Studies of Physical Properties on the Performance of Novel Recognition Polymers

Brahmbhatt, Heli A. (2016). Studies of Physical Properties on the Performance of Novel Recognition Polymers. PhD thesis The Open University.

Abstract

Selective interactions occurring between antigen and antibody have been studied intensively for developing bio-sensing platforms, however antibodies suffer from shorter shelf-life and high cost of production. Molecularly Imprinted Polymers (MIPs) on the other hand have drawn huge attention as antibody analogs for their advantages over natural antibodies. Increased research undertaken in this area for over two decades has made it possible to develop MIP nanoparticles that are currently dubbed as the most suitable alternatives to natural antibodies. MIP preparation is cost-effective and also offers flexibility in developing different polymer formats by different methods. However, the resulting MIPs are found to be considerably different due to different experimental variables associated with different methods. This has been one of the biggest challenges in developing MIPs for commercial applications in spite of their excellent recognition performances shown in lab experiments.

To this end, the research undertaken in this project has been executed by performing three case studies where novel recognition polymers have been prepared in different experimental conditions and different formats. Particularly, the study of physical properties of the polymers and their influence on their analyte recognition performance is at the heart of all three case studies performed during this project.

The study presented in Chapter 3 has investigated microwave reactor led thermal polymerisation as a potential alternative method for the preparation of MIP monoliths, whereas the study presented in Chapter 4 has investigated into developing novel polymers as potential recognition materials for ToxiQuant technique which is used for mycotoxin detection. The study presented in Chapter 5 proposes a novel approach for the development of MIP nanoparticles for selective oligonucleotide recognition.

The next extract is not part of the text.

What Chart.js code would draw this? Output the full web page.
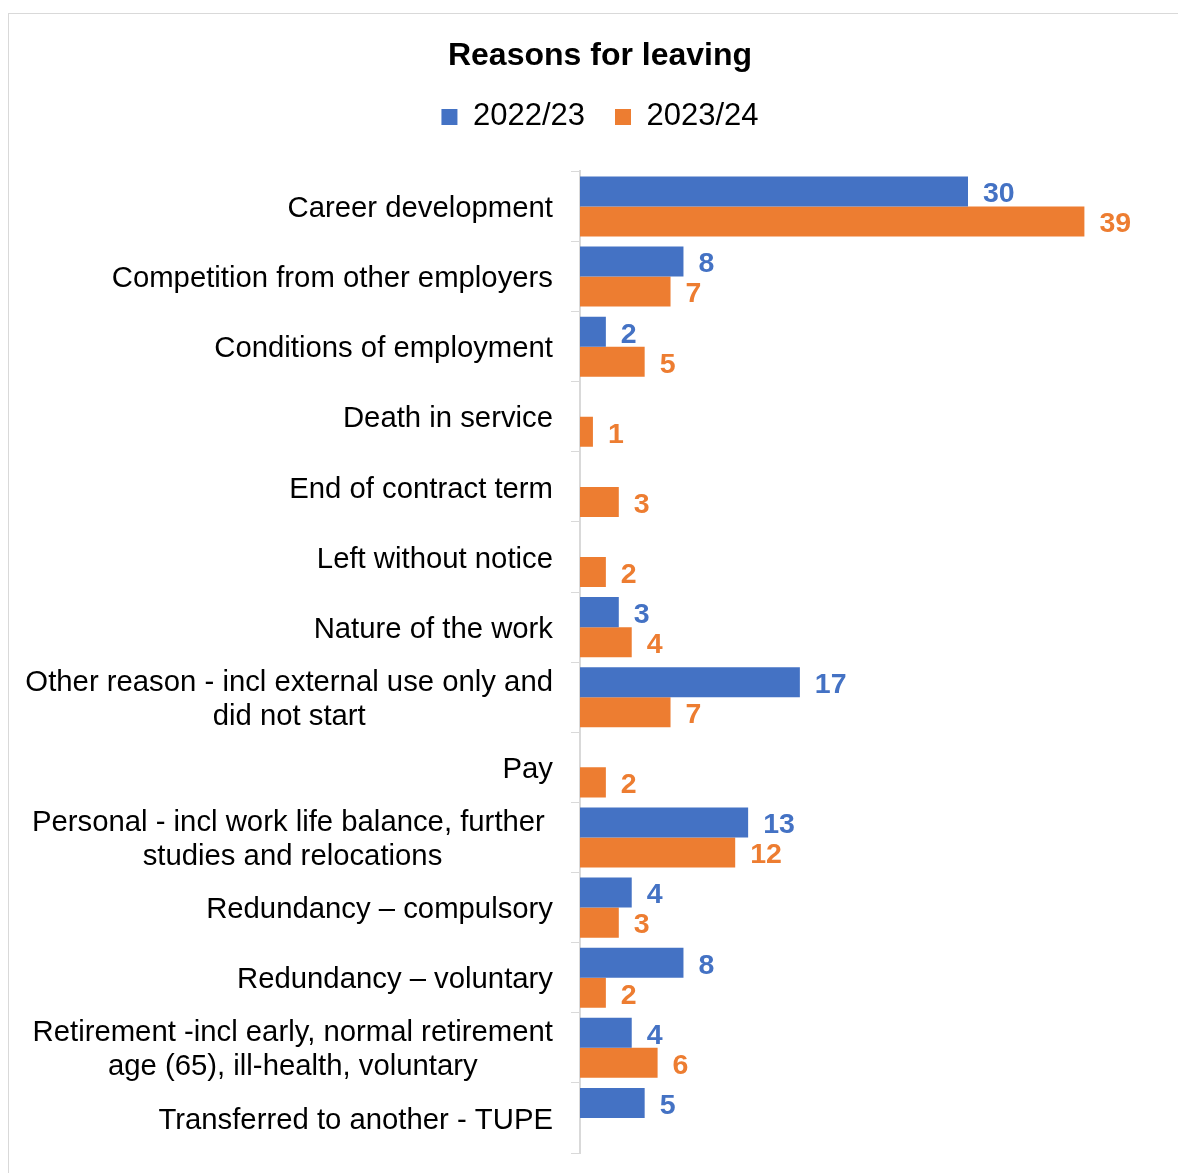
<!DOCTYPE html>
<html>
<head>
<meta charset="utf-8">
<script src="https://cdn.jsdelivr.net/npm/chart.js@4.4.1/dist/chart.umd.min.js"></script>
<style>
  html, body { margin: 0; padding: 0; background: #fff; overflow: hidden; }
  #box {
    position: absolute; left: 8px; top: 13px;
    width: 1184px; height: 1180px;
    border: 1px solid #d9d9d9; background: #fff;
  }
  #box canvas { display: block; }
</style>
</head>
<body>
<div id="box"><canvas id="leaversChart" width="1182" height="1175"></canvas></div>
<script>
// Categories (multi-line labels kept as arrays)
const reasons = [
  ["Career development"],
  ["Competition from other employers"],
  ["Conditions of employment"],
  ["Death in service"],
  ["End of contract term"],
  ["Left without notice"],
  ["Nature of the work"],
  ["Other reason - incl external use only and", "did not start"],
  ["Pay"],
  ["Personal - incl work life balance, further ", "studies and relocations"],
  ["Redundancy \u2013 compulsory"],
  ["Redundancy \u2013 voluntary"],
  ["Retirement -incl early, normal retirement", "age (65), ill-health, voluntary"],
  ["Transferred to another - TUPE"]
];

// Series values
const leavers2223 = [30, 8, 2, null, null, null, 3, 17, null, 13, 4, 8, 4, 5];
const leavers2324 = [39, 7, 5, 1, 3, 2, 4, 7, 2, 12, 3, 2, 6, null];

const seriesNames = ["2022/23", "2023/24"];
const fontFamily = "'Liberation Sans', Arial, sans-serif";

// Extra space below the legend
const legendGap = {
  id: "legendGap",
  beforeInit(chart) {
    const fit = chart.legend.fit;
    chart.legend.fit = function () {
      fit.bind(chart.legend)();
      this.height += 29;
    };
  },
};

// Category labels: right-aligned block, lines centred within it
const categoryLabels = {
  id: "categoryLabels",
  afterDraw(chart) {
    const ctx = chart.ctx;
    const yScale = chart.scales.y;
    const rightEdge = yScale.right - 27;
    const lineHeight = 34;
    ctx.save();
    ctx.font = "29.3px " + fontFamily;
    ctx.fillStyle = "#000";
    ctx.textBaseline = "middle";
    ctx.textAlign = "center";
    reasons.forEach((lines, i) => {
      const yc = yScale.getPixelForValue(i) + 2.5;
      const blockWidth = Math.max(...lines.map((l) => ctx.measureText(l).width));
      const xc = rightEdge - blockWidth / 2;
      lines.forEach((line, j) => {
        const y = yc + (j - (lines.length - 1) / 2) * lineHeight;
        ctx.fillText(line, xc, y);
      });
    });
    ctx.restore();
  },
};

// Value labels after each bar
const valueLabels = {
  id: "valueLabels",
  afterDatasetsDraw(chart) {
    const ctx = chart.ctx;
    ctx.save();
    ctx.font = "bold 28.5px " + fontFamily;
    ctx.textBaseline = "middle";
    ctx.textAlign = "left";
    chart.data.datasets.forEach((ds, di) => {
      const meta = chart.getDatasetMeta(di);
      ctx.fillStyle = ds.backgroundColor;
      meta.data.forEach((bar, i) => {
        const v = ds.data[i];
        if (v === null || v === undefined) return;
        ctx.fillText(String(v), bar.x + 15, bar.y + 3);
      });
    });
    ctx.restore();
  },
};

new Chart(document.getElementById("leaversChart").getContext("2d"), {
  type: "bar",
  data: {
    labels: reasons,
    datasets: [
      {
        label: seriesNames[0],
        data: leavers2223,
        backgroundColor: "#4472C4",
        categoryPercentage: 0.857,
        barPercentage: 1.0,
      },
      {
        label: seriesNames[1],
        data: leavers2324,
        backgroundColor: "#ED7D31",
        categoryPercentage: 0.857,
        barPercentage: 1.0,
      },
    ],
  },
  options: {
    indexAxis: "y",
    responsive: false,
    animation: false,
    layout: { padding: { left: 29, right: 29, top: 0, bottom: 36 } },
    plugins: {
      title: {
        display: true,
        text: "Reasons for leaving",
        color: "#000",
        font: { family: fontFamily, size: 32, weight: "bold", lineHeight: 1.2 },
        padding: { top: 23, bottom: -4 },
      },
      legend: {
        display: true,
        position: "top",
        labels: {
          color: "#000",
          boxWidth: 16,
          boxHeight: 16,
          padding: 30,
          font: { family: fontFamily, size: 31 },
        },
      },
      tooltip: { enabled: false },
    },
    scales: {
      x: {
        display: false,
        min: 0,
        max: 45,
      },
      y: {
        afterFit(scale) {
          scale.width = 542;
        },
        ticks: { display: false },
        grid: {
          offset: true,
          drawOnChartArea: false,
          drawTicks: true,
          tickLength: 9,
          color: "#d9d9d9",
          lineWidth: 1,
        },
        border: { display: true, color: "#d9d9d9", width: 2 },
      },
    },
  },
  plugins: [legendGap, categoryLabels, valueLabels],
});
</script>
</body>
</html>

The prepared polymers have been analysed for their physical properties (such as, surface area, particle size, zeta potential, cross-linking degree, pore volume, thermal stability) and analyte recognition performance. The obtained results strongly recommend that the experimental parameters used for polymerisations are well reflected in the physical make of the resulting polymers and have further consequences on their analyte recognition performance. Study of the physicochemical properties of the polymers and their underlying causes may help in developing more consistent, predictable and selective recognition polymer materials.